**GIVEN PROBLEM**
From the first line of the data below through the line holding "import pandas as pd", output each line exactly and leave the pictures out.

**GIVEN MATERIAL**
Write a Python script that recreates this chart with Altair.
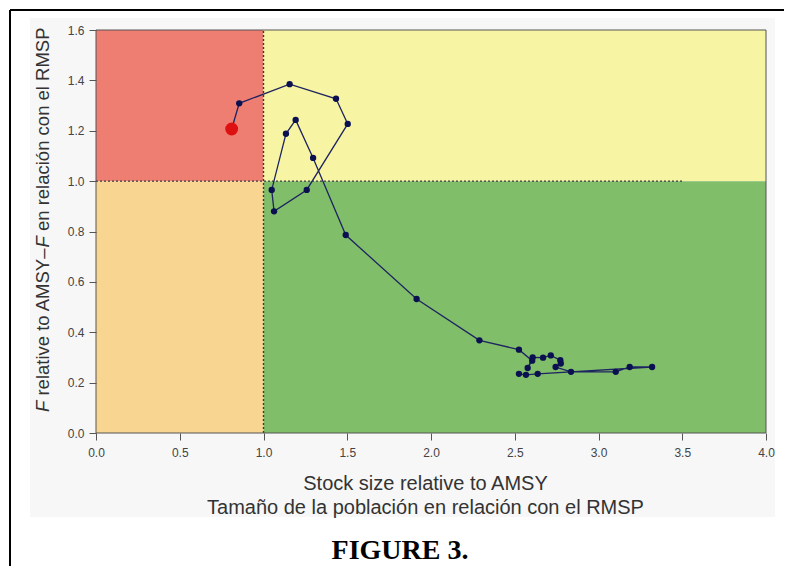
import altair as alt
import pandas as pd

# ---- data ----
traj_x = [2.525, 2.567, 2.637, 3.320, 3.186, 3.103, 2.836, 2.744, 2.775, 2.772, 2.715,
          2.669, 2.607, 2.577, 2.604, 2.525, 2.289, 1.914, 1.491, 1.296, 1.192, 1.134,
          1.049, 1.063, 1.258, 1.503, 1.433, 1.156, 0.855, 0.810]
traj_y = [0.235, 0.231, 0.235, 0.262, 0.262, 0.243, 0.243, 0.262, 0.276, 0.289, 0.308,
          0.299, 0.300, 0.258, 0.287, 0.331, 0.368, 0.532, 0.786, 1.092, 1.243, 1.188,
          0.965, 0.880, 0.965, 1.227, 1.327, 1.385, 1.309, 1.207]

zone_x1 = [0, 1, 0, 1]
zone_x2 = [1, 4, 1, 4]
zone_y1 = [1.0, 1.0, 0.0, 0.0]
zone_y2 = [1.6, 1.6, 1.0, 1.0]
zone_color = ["#EE7D72", "#F7F4A3", "#F8D590", "#80BE6A"]

ref_x1 = [1.0, 0.0]
ref_x2 = [1.0, 3.5]
ref_y1 = [0.0, 1.0]
ref_y2 = [1.6, 1.0]

x_ticks = [0.0, 0.5, 1.0, 1.5, 2.0, 2.5, 3.0, 3.5, 4.0]
y_ticks = [0.0, 0.2, 0.4, 0.6, 0.8, 1.0, 1.2, 1.4, 1.6]
x_domain = [0, 4]
y_domain = [0, 1.6]

x_title = ["Stock size relative to AMSY", "Tamaño de la población en relación con el RMSP"]
y_title_parts = [("F", "italic"), (" relative to AMSY\u2013", "normal"),
                 ("F", "italic"), (" en relación con el RMSP", "normal")]
caption = "FIGURE 3."

# ---- frames ----
traj = pd.DataFrame({"x": traj_x, "y": traj_y, "order": list(range(len(traj_x)))})
zones = pd.DataFrame({"x": zone_x1, "x2": zone_x2, "y": zone_y1, "y2": zone_y2, "c": zone_color})
refs = pd.DataFrame({"x": ref_x1, "x2": ref_x2, "y": ref_y1, "y2": ref_y2})
box = pd.DataFrame({"x": [x_domain[0]], "x2": [x_domain[1]], "y": [y_domain[0]], "y2": [y_domain[1]]})
last = traj.tail(1)

W, H = 670, 403
FONT = "Liberation Sans"

xscale = alt.Scale(domain=x_domain, nice=False, zero=False)
yscale = alt.Scale(domain=y_domain, nice=False, zero=False)

xaxis = alt.Axis(values=x_ticks, format=".1f", grid=False, domain=False, zindex=1,
                 tickSize=7, tickColor="#555555", tickWidth=1, labelFlush=False,
                 labelFont=FONT, labelFontSize=12, labelColor="#444444", labelPadding=7,
                 title=x_title, titleFont=FONT, titleFontSize=20, titleFontWeight="normal",
                 titleColor="#333333", titlePadding=15, titleLineHeight=24,
                 titleX=329, titleAlign="center")
yaxis = alt.Axis(values=y_ticks, format=".1f", grid=False, domain=False, zindex=1,
                 tickSize=7, tickColor="#555555", tickWidth=1, labelFlush=False,
                 labelFont=FONT, labelFontSize=12, labelColor="#444444", labelPadding=5,
                 title=None)

X = alt.X("x:Q", scale=xscale, axis=xaxis)
Y = alt.Y("y:Q", scale=yscale, axis=yaxis)

# light grey figure background (annotation area)
bg = alt.Chart(pd.DataFrame({"a": [0]})).mark_rect(fill="#F7F7F7").encode(
    x=alt.value(-66), x2=alt.value(679), y=alt.value(-12), y2=alt.value(487))

zone_layer = alt.Chart(zones).mark_rect().encode(
    x=X, x2="x2:Q", y=Y, y2="y2:Q", color=alt.Color("c:N", scale=None))

ref_layer = alt.Chart(refs).mark_rule(color="#3A3A3A", strokeWidth=1.4, strokeDash=[2, 2]).encode(
    x=X, x2="x2:Q", y=Y, y2="y2:Q")

box_layer = alt.Chart(box).mark_rect(fill=None, stroke="#555555", strokeWidth=1).encode(
    x=X, x2="x2:Q", y=Y, y2="y2:Q")

line_layer = alt.Chart(traj).mark_line(color="#1E2460", strokeWidth=1.3).encode(
    x=X, y=Y, order="order:Q")

pt_layer = alt.Chart(traj.iloc[:-1]).mark_circle(color="#0B1050", opacity=1, size=40).encode(
    x=X, y=Y)

last_layer = alt.Chart(last).mark_circle(color="#DD1111", opacity=1, size=165).encode(
    x=X, y=Y)

# y-axis title in pieces (italic F); SVG drops leading spaces, so offset instead
fs = 18.5
def text_width(s):
    w = {"F": 611, " ": 278, "r": 333, "e": 556, "l": 222, "a": 556, "t": 278, "i": 222,
         "v": 500, "o": 556, "A": 667, "M": 833, "S": 667, "Y": 667, "\u2013": 556,
         "n": 556, "c": 500, "ó": 556, "R": 722, "P": 667}
    return sum(w.get(ch, 556) for ch in s) / 1000 * fs

layers_title = []
ypos = 382
for txt, style in y_title_parts:
    lead = len(txt) - len(txt.lstrip(" "))
    start = ypos - text_width(" " * lead)
    layers_title.append(
        alt.Chart(pd.DataFrame({"t": [txt.strip(" ")]})).mark_text(
            angle=270, align="left", baseline="middle", font=FONT, fontSize=fs,
            fontStyle=style, color="#333333").encode(
            x=alt.value(-53), y=alt.value(start), text="t:N"))
    ypos -= text_width(txt)

cap_layer = alt.Chart(pd.DataFrame({"t": [caption]})).mark_text(
    align="center", baseline="middle", font="Liberation Serif", fontSize=28,
    fontWeight="bold", color="#000000").encode(
    x=alt.value(304), y=alt.value(521), text="t:N")

frame_top = alt.Chart(pd.DataFrame({"a": [0]})).mark_rule(color="#000000", strokeWidth=2).encode(
    x=alt.value(-86), x2=alt.value(700), y=alt.value(-20))
frame_left = alt.Chart(pd.DataFrame({"a": [0]})).mark_rule(color="#000000", strokeWidth=2).encode(
    x=alt.value(-86), y=alt.value(-20), y2=alt.value(560))

chart = alt.layer(
    bg, zone_layer, ref_layer, box_layer, line_layer, pt_layer, last_layer,
    *layers_title, cap_layer, frame_top, frame_left
).properties(
    width=W, height=H,
    autosize=alt.AutoSizeParams(type="none"),
    padding={"left": 88, "top": 22, "right": 18, "bottom": 133},
    background="white",
).configure_view(stroke=None)

chart.save("out.html", embed_options={"renderer": "svg", "actions": False})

**SOLUTION TO THE EXERCISE**
Write a Python script that recreates this chart with Altair.
import altair as alt
import pandas as pd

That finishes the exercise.